C’est au cœur de cette ambiguïté de la crise, entre présage d’un malheur ou opportunité d’un changement, que s’est développée, à la manière du keynésianisme au cours de la dépression des années 1930, une nouvelle mouvance prétendant changer les paradigmes actuels : le convivialisme. Reprenant la notion de « convivialité » énoncée en 1973 par le penseur critique de l’écologie politique, Ivan Illich, le convivialisme est un néologisme inventé par un ensemble de penseurs dont Alain Caillé, Serge Latouche, Patrick Viveret et Marc Humbert.

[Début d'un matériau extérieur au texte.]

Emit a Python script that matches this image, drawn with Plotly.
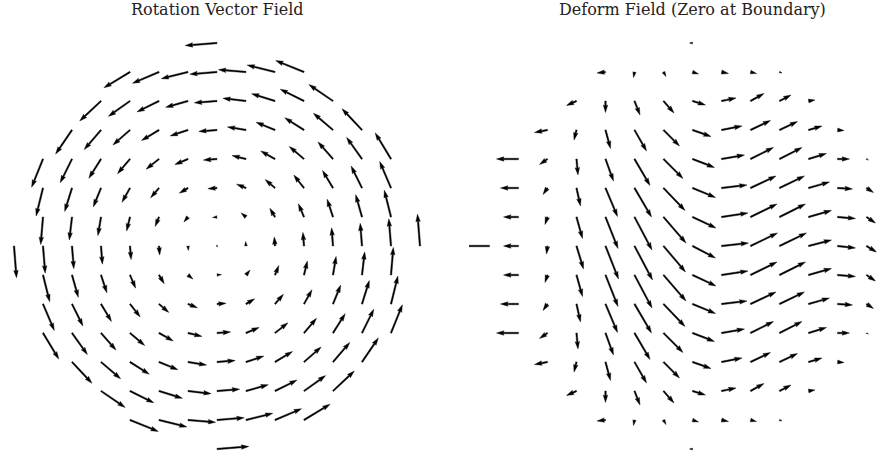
import numpy as np
import plotly.graph_objects as go

# ---------------- data ----------------
# grid rows (y, grid units) and the largest |x| on each row (disc of radius 7)
ROW_Y = [7, 6, 5, 4, 3, 2, 1, 0, -1, -2, -3, -4, -5, -6, -7]
ROW_XMAX = [0, 3, 4, 5, 6, 6, 6, 7, 6, 6, 6, 5, 4, 3, 0]

# vector components (1 unit = 1/29 of a grid step), one list per row, x ascending
ROT_U = [
    [-31.8],
    [-26.1, -26.5, -26.8, -27.2, -27.6, -27.9, -28.3],
    [-21.3, -21.6, -22.0, -22.3, -22.7, -23.1, -23.4, -23.8, -24.1],
    [-16.4, -16.8, -17.1, -17.5, -17.8, -18.2, -18.6, -18.9, -19.3, -19.6, -20.0],
    [-11.4, -11.8, -12.2, -12.5, -12.9, -13.2, -13.6, -14.0, -14.3, -14.7, -15.0, -15.4, -15.8],
    [-6.9, -7.3, -7.7, -8.0, -8.4, -8.7, -9.1, -9.5, -9.8, -10.2, -10.5, -10.9, -11.3],
    [-2.3, -2.7, -3.1, -3.4, -3.8, -4.1, -4.5, -4.9, -5.2, -5.6, -5.9, -6.3, -6.7],
    [2.5, 2.2, 1.8, 1.4, 1.1, 0.7, 0.4, 0.0, -0.4, -0.7, -1.1, -1.4, -1.8, -2.2, -2.5],
    [6.7, 6.3, 5.9, 5.6, 5.2, 4.9, 4.5, 4.1, 3.8, 3.4, 3.1, 2.7, 2.3],
    [11.3, 10.9, 10.5, 10.2, 9.8, 9.5, 9.1, 8.7, 8.4, 8.0, 7.7, 7.3, 6.9],
    [15.8, 15.4, 15.0, 14.7, 14.3, 14.0, 13.6, 13.2, 12.9, 12.5, 12.2, 11.8, 11.4],
    [20.0, 19.6, 19.3, 18.9, 18.6, 18.2, 17.8, 17.5, 17.1, 16.8, 16.4],
    [24.1, 23.8, 23.4, 23.1, 22.7, 22.3, 22.0, 21.6, 21.3],
    [28.3, 27.9, 27.6, 27.2, 26.8, 26.5, 26.1],
    [31.8],
]
ROT_V = [
    [-2.5],
    [-15.8, -11.3, -6.7, -2.2, 2.3, 6.9, 11.4],
    [-20.0, -15.4, -10.9, -6.3, -1.8, 2.7, 7.3, 11.8, 16.4],
    [-24.1, -19.6, -15.0, -10.5, -5.9, -1.4, 3.1, 7.7, 12.2, 16.8, 21.3],
    [-28.3, -23.8, -19.3, -14.7, -10.2, -5.6, -1.1, 3.4, 8.0, 12.5, 17.1, 21.6, 26.1],
    [-27.9, -23.4, -18.9, -14.3, -9.8, -5.2, -0.7, 3.8, 8.4, 12.9, 17.5, 22.0, 26.5],
    [-27.6, -23.1, -18.6, -14.0, -9.5, -4.9, -0.4, 4.1, 8.7, 13.2, 17.8, 22.3, 26.8],
    [-31.8, -27.2, -22.7, -18.2, -13.6, -9.1, -4.5, 0.0, 4.5, 9.1, 13.6, 18.2, 22.7, 27.2, 31.8],
    [-26.8, -22.3, -17.8, -13.2, -8.7, -4.1, 0.4, 4.9, 9.5, 14.0, 18.6, 23.1, 27.6],
    [-26.5, -22.0, -17.5, -12.9, -8.4, -3.8, 0.7, 5.2, 9.8, 14.3, 18.9, 23.4, 27.9],
    [-26.1, -21.6, -17.1, -12.5, -8.0, -3.4, 1.1, 5.6, 10.2, 14.7, 19.3, 23.8, 28.3],
    [-21.3, -16.8, -12.2, -7.7, -3.1, 1.4, 5.9, 10.5, 15.0, 19.6, 24.1],
    [-16.4, -11.8, -7.3, -2.7, 1.8, 6.3, 10.9, 15.4, 20.0],
    [-11.4, -6.9, -2.3, 2.2, 6.7, 11.3, 15.8],
    [2.5],
]

DEF_U = [
    [-3],
    [-8.5, -1, 2.5, 6, 7, 6, 2.5],
    [-10, 0, 5.5, 10.5, 13, 14.5, 13.5, 11.5, 6.5],
    [-13, -2.5, 5, 12, 16, 18.5, 20.5, 20, 18, 13.5, 6.5],
    [-22, -8, 1.5, 8, 15.5, 19.5, 22, 23, 23, 22.5, 18, 12, 2],
    [-18, -4.5, 4, 12, 17, 21.5, 23, 25.5, 25.5, 25, 21, 15, 7],
    [-15, -2.5, 6, 12.5, 17.5, 22.5, 23.5, 26.5, 26.5, 26, 23, 18, 9],
    [-32, -15, -1, 7, 13, 18, 22, 23, 27, 27, 27, 23, 18, 10, 0],
    [-15, -2.5, 6, 12.5, 17.5, 22.5, 23.5, 26.5, 26.5, 26, 23, 18, 9],
    [-18, -4.5, 4, 12, 17, 21.5, 23, 25.5, 25.5, 25, 21, 15, 7],
    [-22, -8, 1.5, 8, 15.5, 19.5, 22, 23, 23, 22.5, 18, 12, 2],
    [-13, -2.5, 5, 12, 16, 18.5, 20.5, 20, 18, 13.5, 6.5],
    [-10, 0, 5.5, 10.5, 13, 14.5, 13.5, 11.5, 6.5],
    [-8.5, -1, 2.5, 6, 7, 6, 2.5],
    [-3],
]
DEF_V = [
    [0],
    [-1, -5.5, -4.5, -2, -1.5, -1.5, -1],
    [-4.5, -11.5, -14, -12, -4, 3, 7.5, 6, 1],
    [-2.5, -10, -18.5, -21, -16, -6.5, 4, 9.5, 8.5, 4, -0.5],
    [0, -5.5, -16, -22, -26.5, -19.5, -8.5, 4, 11.5, 11.5, 5.5, 0, -1],
    [0, -6.5, -18, -28.5, -29, -22.5, -9.5, 3, 12, 12, 6, -1, -4.5],
    [0, -7.5, -21.5, -31.5, -33, -26, -11, 4, 13, 13, 6.5, -1.5, -6],
    [0, 0, -8, -23, -33, -34, -26, -12, 3, 13, 13, 6, -2, -6, 0],
    [0, -7.5, -21.5, -31.5, -33, -26, -11, 4, 13, 13, 6.5, -1.5, -6],
    [0, -6.5, -18, -28.5, -29, -22.5, -9.5, 3, 12, 12, 6, -1, -4.5],
    [0, -5.5, -16, -22, -26.5, -19.5, -8.5, 4, 11.5, 11.5, 5.5, 0, -1],
    [-2.5, -10, -18.5, -21, -16, -6.5, 4, 9.5, 8.5, 4, -0.5],
    [-4.5, -11.5, -14, -12, -4, 3, 7.5, 6, 1],
    [-1, -5.5, -4.5, -2, -1.5, -1.5, -1],
    [0],
]

TITLES = ["Rotation Vector Field", "Deform Field (Zero at Boundary)"]

# ---------------- styling / layout ----------------
W_PX, H_PX = 894, 460
STEP = 29.0              # pixels per grid unit (equal aspect)
VEC_UNIT = 29.0          # vector value units per grid unit
SHAFT = 1.5 / STEP       # quiver shaft width in data units
HEADW, HEADL, HEADAXL, MINSHAFT, MINLEN = 3.0, 5.0, 4.5, 1.0, 1.0
TOP = 23                 # top margin (px)
CENTERS = [217.0, 692.5] # panel centres (px)
ROW0_PX = 246.0
LEFT_DOM = (0.0, 440.0)
RIGHT_DOM = (469.0, 894.0)


def arrow_polygon(x0, y0, u, v):
    L = np.hypot(u, v) / SHAFT
    minsh = MINSHAFT * HEADL
    if L < MINLEN:
        th = np.arange(8) * np.pi / 3.0
        px = np.cos(th) * MINLEN * 0.5
        py = np.sin(th) * MINLEN * 0.5
    elif L < minsh:
        s = L / minsh
        px = s * np.array([0, minsh - HEADAXL, minsh - HEADL, minsh, minsh - HEADL, minsh - HEADAXL, 0, 0])
        py = s * np.array([0.5, 0.5, HEADW / 2, 0, -HEADW / 2, -0.5, -0.5, 0.5])
    else:
        px = np.array([0, L - HEADAXL, L - HEADL, L, L - HEADL, L - HEADAXL, 0, 0])
        py = np.array([0.5, 0.5, HEADW / 2, 0, -HEADW / 2, -0.5, -0.5, 0.5])
    a = np.arctan2(v, u)
    c, s_ = np.cos(a), np.sin(a)
    X = x0 + SHAFT * (px * c - py * s_)
    Y = y0 + SHAFT * (px * s_ + py * c)
    return list(X), list(Y)


def quiver_trace(U, V, xa, ya):
    xs, ys = [], []
    for y, xmax, urow, vrow in zip(ROW_Y, ROW_XMAX, U, V):
        xvals = list(range(-xmax, xmax + 1))
        for x, u, v in zip(xvals, urow, vrow):
            X, Y = arrow_polygon(x, y, u / VEC_UNIT, v / VEC_UNIT)
            xs += X + [None]
            ys += Y + [None]
    return go.Scatter(x=xs, y=ys, mode="lines", fill="toself", fillcolor="black",
                      line=dict(width=0.4, color="black"), hoverinfo="skip",
                      showlegend=False, xaxis=xa, yaxis=ya)


fig = go.Figure()
fig.add_trace(quiver_trace(ROT_U, ROT_V, "x", "y"))
fig.add_trace(quiver_trace(DEF_U, DEF_V, "x2", "y2"))

plot_h = H_PX - TOP
yr = [(ROW0_PX - H_PX) / STEP, (ROW0_PX - TOP) / STEP]


def xrange_for(dom, c):
    return [(dom[0] - c) / STEP, (dom[1] - c) / STEP]


axis_common = dict(visible=False, showgrid=False, zeroline=False, fixedrange=True)
fig.update_layout(
    width=W_PX, height=H_PX,
    margin=dict(l=0, r=0, t=TOP, b=0, pad=0),
    paper_bgcolor="white", plot_bgcolor="white",
    xaxis=dict(domain=[LEFT_DOM[0] / W_PX, LEFT_DOM[1] / W_PX],
               range=xrange_for(LEFT_DOM, CENTERS[0]), anchor="y", **axis_common),
    yaxis=dict(domain=[0, 1], range=yr, anchor="x", **axis_common),
    xaxis2=dict(domain=[RIGHT_DOM[0] / W_PX, RIGHT_DOM[1] / W_PX],
                range=xrange_for(RIGHT_DOM, CENTERS[1]), anchor="y2", **axis_common),
    yaxis2=dict(domain=[0, 1], range=yr, anchor="x2", **axis_common),
)

for title, c in zip(TITLES, CENTERS):
    fig.add_annotation(text=title, xref="paper", yref="paper",
                       x=c / W_PX, y=1 + (TOP - 9.0) / plot_h,
                       xanchor="center", yanchor="middle", showarrow=False,
                       font=dict(family="DejaVu Serif", size=16, color="#222222"))

fig.write_html("out.html", config={"displayModeBar": False},
               post_script="document.body.style.margin='0px';document.body.style.overflow='hidden';")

La voie de la décroissance
Désignant un courant encore embryonnaire qui prétend faire dévier le sort de l’humanité d’une catastrophe annoncée, le convivialisme réunit en son sein diverses critiques de la société actuelle et diverses façons de la changer : « L’élément déclencheur qui pourrait réunir les multiples luttes, les multiples expériences, les multiples théorisations : la conjonction d’un désastre économique social écologique et d’un sentiment d'indignation généralisé 2. »De la décroissance à l’économie sociale et solidaire en passant par une politique de civilisation, le convivialisme appréhende la crise comme l’occasion de recycler divers modèles et concepts alternatifs déjà théorisés et développés durant les dernières décennies. Dans son prémanifeste Pour un manifeste du convivialisme, A. Caillé présente cette future idéologie politique comme la synthèse et le dépassement des quatre grandes idéologies de la modernité : le libéralisme, le socialisme, l’anarchisme et le communisme. S’il s’avère nécessaire de les dépasser, c’est parce que toutes s’érigent sur une théorie utilitariste qui pose la croissance infinie comme la clé de la paix entre les hommes et du progrès. En effet, selon A. Caillé, l’adhésion à la démocratie a toujours reposé sur la perspective d’un enrichissement matériel, c’est-à-dire sur une croissance continue du PIB. Or en France, de 5,4 % dans les années 1960, la croissance est passée à 1,45 % depuis 2000. La croissance quasi nulle des pays riches ne permettrait alors plus d’assurer l’idéal démocratique qui s’était précisément justifié par la prospérité économique. Comment éviter que le modèle démocratique soit complètement décrédibilisé et remplacé par des régimes totalitaires et belliqueux qui, dans un système mondialisé, pourraient mener à une catastrophe planétaire ? S’inspirant des mots de l’anthropologue français Marcel Mauss, la question convivialiste se poserait, plus précisément, ainsi : « Quelles règles de vie en société adopter pour permettre aux humains de vivre ensemble en “s’opposant sans se massacrer” 3 ? » A. Caillé répond : en assumant la finitude du monde.